El dominó

Siempre me quedé con ganas de jugar contigo al dominó. Me hubieras ganado, lo sé. Pero habría deseado mucho tener ese ratito a tu lado.

Recuerdo que cuando mis primos llegaban, ibas a tu cuarto, sacabas la maletita que guardaba las fichas y los invitabas a sentarse.

Eso sí: tú siempre en la silla principal y los demás en los costados.

Sacabas las fichas, las volteabas y empezabas a hacer la ‘sopa’. Aún llevo en los oídos el sonido de las fichas sobre el mantel de plástico, que tenía un fondo azul y unas flores.

Después, les pedías que agarraran sus fichas. Tú tomabas las tuyas y empezabas a levantarlas, mientras escudriñabas las expresiones de mis primos. El que tenía la mula de seis empezaba. Sino, el que tuviera la siguiente de menor valor. Después, cada uno ponía la fecha que podía seguir su juego. Siempre de derecha a izquierda.

Y ahí estabas tú, riéndote. Disfrutando de ese momento con tus nietos mayores, recordando, quizá, las tardes de pulque en algún lugar del centro de Puebla. Ganando partida tras partida.

A veces, nomás para hacerlos repelar, hacías que la serpiente se cerrara para que el juego se anulara y tuvieran que volver a empezar.

Quizá no te gustaba perder, o a lo mejor ya para esas fechas sabías que la buena vida es aquella que se constituye de momentos especiales, de aquellos que podemos traer a nuestra mente cuando la nostalgia o la tristeza nos toman de la mano y amenazan con tirarnos al fondo de la vida.

Te podías pasar horas jugando ahí y solo te detenías cuando Melda te decía que la hora de comer ya había llegado.

Recuerdo que un día te pregunté si podía jugar con ustedes. Me viste con ternura y con esa mirada que hoy extraño tanto cuando entro a tu casa y veo tu sillón vacío.

-Estás muy chico, hijo. Esto es para mayores. Pero un día vamos a jugar-, me dijiste.

Así que no me quedó otra que bajarme la gorra negra de los Bulls de Chicago y ocultar mis ojos para que no vieras mis lágrimas rodar.

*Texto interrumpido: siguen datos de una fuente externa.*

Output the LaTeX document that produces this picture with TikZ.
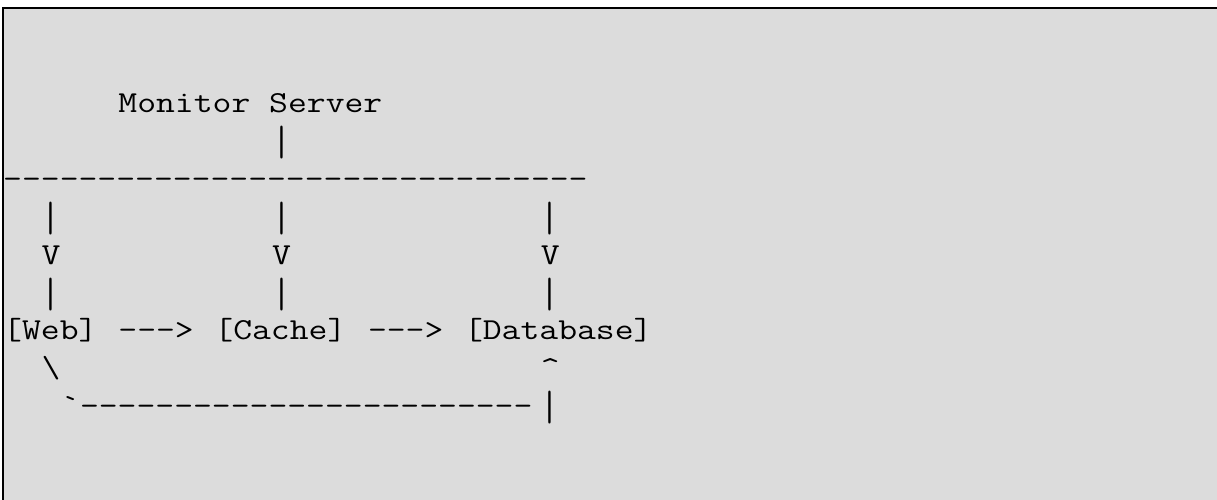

El tiempo pasó y por años el dominó fue mi juego favorito. Recuerdo que me emocioné cuando mi mamá me compró una serie de juegos en papel y uno de esos era un dominó de papel.

Pasé horas recortando las fichas, pero después no te busqué para jugar. Me daba pena porque aún era chico y me ibas a decir que aún no era tiempo.

Años después, en una excursión, mi papá me acompletó para comprar un dominó de vidrio, de esos que vendían en Tepeaca, Puebla, y que había visto un año antes.

Ese día te dije que ahora sí podíamos jugar. Sonreíste, pero no pasó.

No te culpo. Creo que para ti siempre fui ese niño pequeño que no debía agarrar el vicio de los juegos de azar.

Pero siempre me quedé con las ganas de jugar contigo al dominó. Supongo que cuando nos veamos, allá en donde el tiempo ya no es tiempo, ahora sí seré grande para jugar contigo al dominó, abuelo.